Wednesday 14 March 2007

Pensions, climate change and short-termism

It's the NAPF investment conference this week, and the keynote speaker at this year's bash is unsuccessful Bush-defeater Al Gore. I'm assuming most people will know this but in case you don't, Gore is actually involved in fund management these days through an outfit called Generation Investment Management. He runs it with a guy called David Blood so the outfit is sometimes 'hilariously' referred to as Blood & Gore (oh my sides).

In any case, Gore's speech went big on the need for trustees to think long term, and specifically to try and get a grip on climate change. The quote below is taken from the Reuters report.

Gore, chairman of a UK-based sustainable investment management company, Generation Investment Management, said the pensions market was suffering from "short-termism" in a bid to chase higher returns.

"Thirty years ago, in my country, the average holding period for equities was seven years and now the average mutual fund turns over 100 percent its portfolio in less than 11 months," he noted.

Gore said research showed that most company pensions had still not conducted a "careful analysis of the assumptions on longevity built into their plans", and that sustainable investing had a "hand and glove linkage with long-term investing".

"If you do truly invest on a long-term basis, then it's easy and more profitable to fully integrate sustainable factors into your analysis," he said.

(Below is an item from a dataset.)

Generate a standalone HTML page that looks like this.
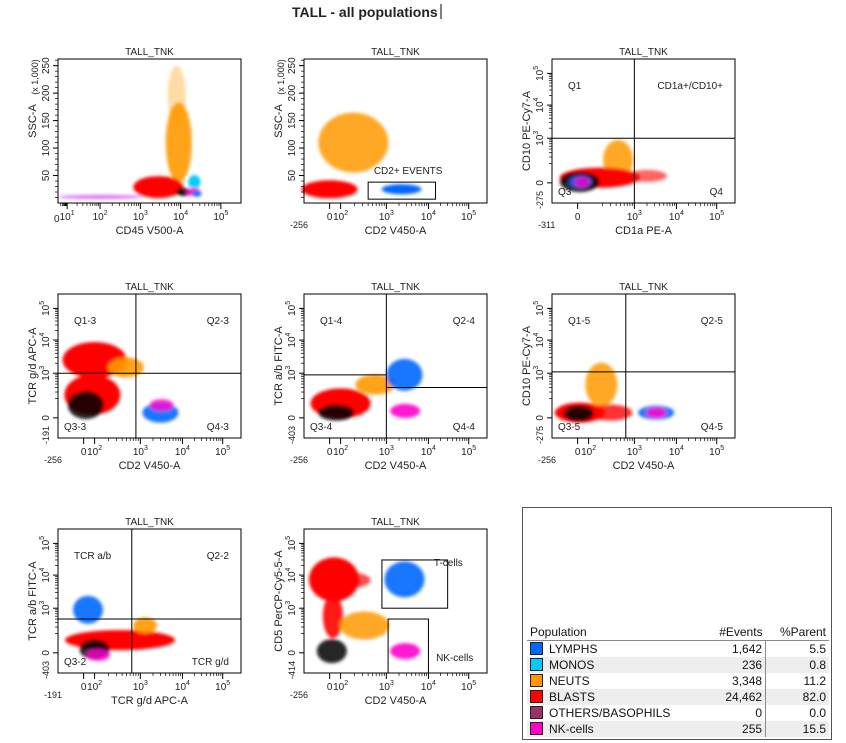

"We have everything we need to make this transition with the possible exception of the will to act, but the will to act is a renewable resource," he added.


Actually this has been on the radar of the more responsible investors for a few years now. For example Mercer Investment Consulting issued a report on the subject 18 months ago. And the Institutional Investors Group on Climate Change has been going even longer. And the TUC put out a very short paper on the subject last tear.

What trustees themselves can actually realistically be expected to do is less clear cut. Most of the info I have seen to date doesn't given them many practical options bar asking their fund managers a few questions (which is the answer we all seem to provide for trustee engagement with FMs over any CSR issues). And I'm a bit sceptical about how much of a progressive force financial analysis can be. It is not a given that climate change analysis must be long term. I remember reading a while back about an SRI hedge fund for example.

Might be intersting to see if Generation has any views on the DSM proposal, since it addresses exactly the question of increased trading of shares that Gore criticises.